Et puis Louis-René des Forêts avec son implacable «Ostinato». Un livre bouleversant même après tant de relectures. Un livre qui palpite, abrupt et non négociable. Toujours sur l’Enfant.
«Toutes ces grandes personnes parlent sans répit et si fort qu’il se retire loin de leurs voix dans sa fable intérieure».
«Souffrance, détresse, fureur dont il se délivre par le rire, et c’est ainsi qu’on le tient pour un joyeux garçon».
«Les maîtres qu’il a acquis la faculté de percer à jour et qui, le sachant, perdent patience. Le plus rusé soutient son regard pour en émousser la pointe».
«Las d’attendre sur la berge, il se jette à l’eau. Où est-il maintenant ? Sur l’autre rive à refaire provision d’énergie. Et ainsi de suite jusqu’à ce que ses dernières forces l’abandonnent au milieu du courant».

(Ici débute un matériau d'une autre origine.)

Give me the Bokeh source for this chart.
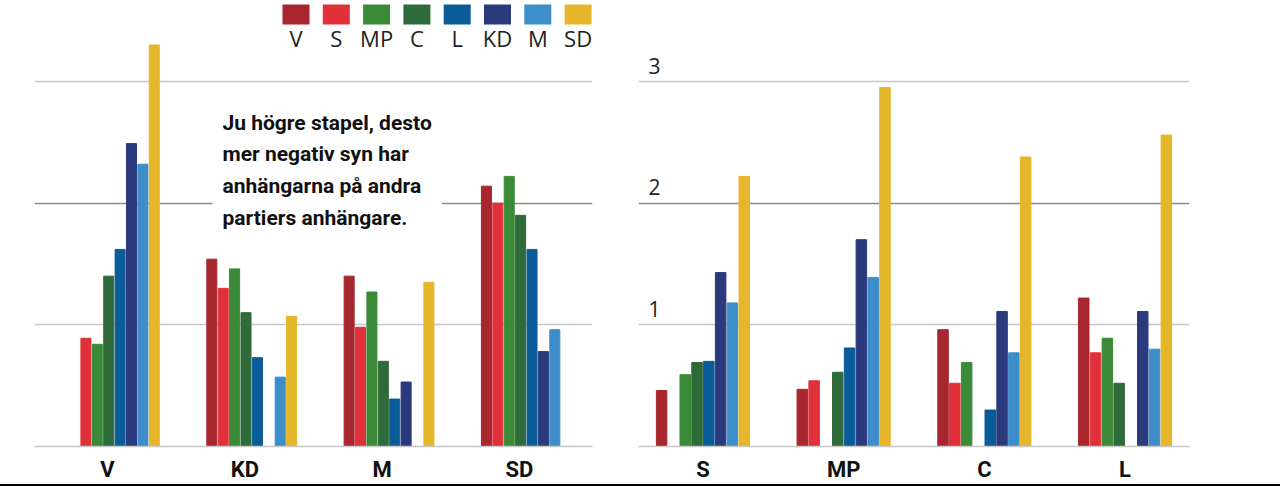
from bokeh.plotting import figure
from bokeh.models import (ColumnDataSource, FactorRange, Range1d, FixedTicker,
                          Grid, Label, BoxAnnotation, Div)
from bokeh.layouts import row, column
from bokeh.transform import dodge
from bokeh.embed import file_html
from bokeh.resources import INLINE

# ---------------- data ----------------
parties = ["V", "S", "MP", "C", "L", "KD", "M", "SD"]
party_colors = ["#a8262e", "#e0313b", "#3a8a37", "#2f6a3a",
                "#0a5c99", "#2b3a7c", "#3c8dc9", "#e6b62a"]

left_groups = ["V", "KD", "M", "SD"]
left_v = [None, 0.89, 0.84, 1.40, 1.62, 2.49, 2.32, 3.30]
left_kd = [1.54, 1.30, 1.46, 1.10, 0.73, None, 0.57, 1.07]
left_m = [1.40, 0.98, 1.27, 0.70, 0.39, 0.53, None, 1.35]
left_sd = [2.14, 2.00, 2.22, 1.90, 1.62, 0.78, 0.96, None]

right_groups = ["S", "MP", "C", "L"]
right_s = [0.46, None, 0.59, 0.69, 0.70, 1.43, 1.18, 2.22]
right_mp = [0.47, 0.54, None, 0.61, 0.81, 1.70, 1.39, 2.95]
right_c = [0.96, 0.52, 0.69, None, 0.30, 1.11, 0.77, 2.38]
right_l = [1.22, 0.77, 0.89, 0.52, None, 1.11, 0.80, 2.56]

y_ticks = [1, 2, 3]
y_tick_labels = ["1", "2", "3"]

note_text = "Ju högre stapel, desto\nmer negativ syn har\nanhängarna på andra\npartiers anhängare."

LIGHT_GRID = "#c8c8c8"
DARK_GRID = "#8c8c8c"
THIN_FONT = "Open Sans"
BOLD_FONT = "Roboto"
FRAME_H = 446
Y_MAX = 3.666


def make_chart(groups, series, frame_w, b_left, b_right, pad, slot, bar_w, shift):
    p = figure(x_range=FactorRange(*groups, range_padding=pad,
                                   range_padding_units="absolute"),
               y_range=Range1d(0, Y_MAX),
               frame_width=frame_w, frame_height=FRAME_H,
               min_border_left=b_left, min_border_right=b_right,
               min_border_top=0, min_border_bottom=38,
               output_backend="svg", toolbar_location=None)
    for i, (pp, c) in enumerate(zip(parties, party_colors)):
        xs = [g for g, vals in zip(groups, series) if vals[i] is not None]
        tops = [vals[i] for vals in series if vals[i] is not None]
        src = ColumnDataSource(dict(x=xs, top=tops))
        p.vbar(x=dodge("x", (i - 3.5) * slot + shift, range=p.x_range),
               top="top", width=bar_w, color=c, source=src)
    p.xgrid.visible = False
    p.ygrid.ticker = FixedTicker(ticks=[1, 3])
    p.ygrid.grid_line_color = LIGHT_GRID
    p.ygrid.grid_line_width = 1.3
    p.add_layout(Grid(dimension=1, ticker=FixedTicker(ticks=[2]),
                      grid_line_color=DARK_GRID, grid_line_width=1.3))
    p.yaxis.visible = False
    p.outline_line_color = None
    ax = p.xaxis[0]
    ax.axis_line_color = LIGHT_GRID
    ax.axis_line_width = 1.5
    ax.major_tick_line_color = None
    ax.minor_tick_line_color = None
    ax.major_tick_out = 0
    ax.major_label_text_font = BOLD_FONT
    ax.major_label_text_font_size = "22px"
    ax.major_label_text_font_style = "bold"
    ax.major_label_text_color = "#111111"
    ax.major_label_standoff = 10
    return p


left = make_chart(left_groups, [left_v, left_kd, left_m, left_sd],
                  558, 34, 18, 0.032, 0.083, 0.073, 0.05)
right = make_chart(right_groups, [right_s, right_mp, right_c, right_l],
                   551, 28, 91, -0.042, 0.0839, 0.0746, 0.0)

# legend on the left chart (screen units, relative to frame)
for i, (pp, c) in enumerate(zip(parties, party_colors)):
    x0 = 248 + i * 40.3
    left.add_layout(BoxAnnotation(left=x0, right=x0 + 27,
                                  top=FRAME_H - 4, bottom=FRAME_H - 24,
                                  left_units="screen", right_units="screen",
                                  top_units="screen", bottom_units="screen",
                                  fill_color=c, fill_alpha=1.0, line_color=None))
    left.add_layout(Label(x=x0 + 13.5, y=FRAME_H - 22,
                          x_units="screen", y_units="screen",
                          text=pp, text_align="center", text_baseline="top",
                          text_font=THIN_FONT, text_font_size="22px",
                          text_color="#222222"))

# explanatory note
left.add_layout(Label(x=178, y=FRAME_H - 100, x_units="screen", y_units="screen",
                      text=note_text, text_align="left", text_baseline="top",
                      text_font=BOLD_FONT, text_font_style="bold",
                      text_font_size="21px", text_line_height=1.33,
                      text_color="#111111",
                      background_fill_color="white", padding=10))

# y tick labels on the right chart
for t, lab in zip(y_ticks, y_tick_labels):
    right.add_layout(Label(x=10, y=t, x_units="screen", y_units="data",
                           y_offset=8,
                           text=lab, text_align="left", text_baseline="bottom",
                           text_font=THIN_FONT, text_font_size="21px",
                           text_color="#222222"))

bottom_line = Div(text='<div style="width:1280px;height:2px;background:#000000;"></div>',
                  width=1280, height=2, margin=0,
                  styles={"background-color": "#000000"})

layout = column(row(left, right), bottom_line)
open("out.html", "w").write(file_html(layout, INLINE))
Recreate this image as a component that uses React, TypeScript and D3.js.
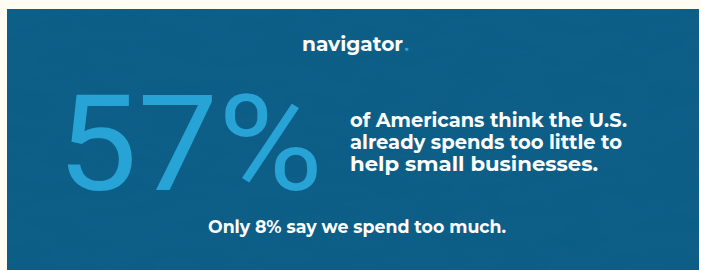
import React from "react";
import * as d3 from "d3";

const headlineValue = [57];
const secondaryValue = [8];
const bodyLines = [
  "of Americans think the U.S.",
  "already spends too little to",
  "help small businesses.",
];
const brandName = ["navigator"];

const W = 701;
const H = 270;

export default function App() {
  const fmt = d3.format("d");
  const lineY = d3.scaleLinear().domain([0, 1]).range([127, 149]);
  const lineWidths = [277, 272, 248];
  return (
    <svg
      width={W}
      height={H}
      style={{ position: "absolute", left: 0, top: 0 }}
      viewBox={`0 0 ${W} ${H}`}
    >
      <defs>
        <filter id="paper" x="0" y="0" width="100%" height="100%">
          <feTurbulence type="fractalNoise" baseFrequency="0.02 0.06" numOctaves="4" seed="3" result="n" />
          <feColorMatrix
            in="n"
            type="matrix"
            values="0 0 0 0 0  0 0 0 0 0.1  0 0 0 0 0.2  0 0 0 -1.4 0.8"
            result="m"
          />
          <feComposite in="m" in2="SourceGraphic" operator="in" />
        </filter>
      </defs>
      <rect x={0} y={0} width={W} height={H} fill="#fffdf3" />
      <rect x={7} y={9} width={692} height={261} fill="#0e5f88" />
      <rect x={7} y={9} width={692} height={261} fill="#0e5f88" filter="url(#paper)" opacity={0.35} />
      <text
        x={302}
        y={51}
        fill="#ffffff"
        fontFamily="Montserrat, 'Open Sans', sans-serif"
        fontWeight={700}
        fontSize={19}
        textLength={101}
        lengthAdjust="spacingAndGlyphs"
      >
        {brandName[0]}
      </text>
      <text x={404} y={51} fill="#2aa6d8" fontFamily="'Open Sans', sans-serif" fontWeight={700} fontSize={19}>
        .
      </text>
      <text
        x={57}
        y={190}
        fill="#27a3d6"
        fontFamily="Roboto, sans-serif"
        fontWeight={400}
        fontSize={134}
        textLength={266}
        lengthAdjust="spacingAndGlyphs"
      >
        {fmt(headlineValue[0])}%
      </text>
      {bodyLines.map((l, i) => (
        <text
          key={i}
          x={350}
          y={lineY(i)}
          fill="#ffffff"
          fontFamily="Montserrat, 'Open Sans', sans-serif"
          fontWeight={700}
          fontSize={19.5}
          textLength={lineWidths[i]}
          lengthAdjust="spacingAndGlyphs"
        >
          {l}
        </text>
      ))}
      <text
        x={208}
        y={233}
        fill="#ffffff"
        fontFamily="Montserrat, 'Open Sans', sans-serif"
        fontWeight={700}
        fontSize={17.5}
        textLength={298}
        lengthAdjust="spacingAndGlyphs"
      >
        {`Only ${fmt(secondaryValue[0])}% say we spend too much.`}
      </text>
    </svg>
  );
}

«Faire la sourde oreille aux arguments d’une raison si infatuée d’elle-même qu’on lui oppose comme par fronde les balbutiements de l’ignorance, les convulsions du délire».
Et puis il y a les films.
Celui d’Abbas Kiarostami (1) : «Où est passé la maison de mon ami?». Une fiction où se joue la solidarité entre enfants, où se trace la ligne de démarcation entre l’écolier et l’adulte, le maître, le Professeur, où est magnifiée la ruse de l’enfant.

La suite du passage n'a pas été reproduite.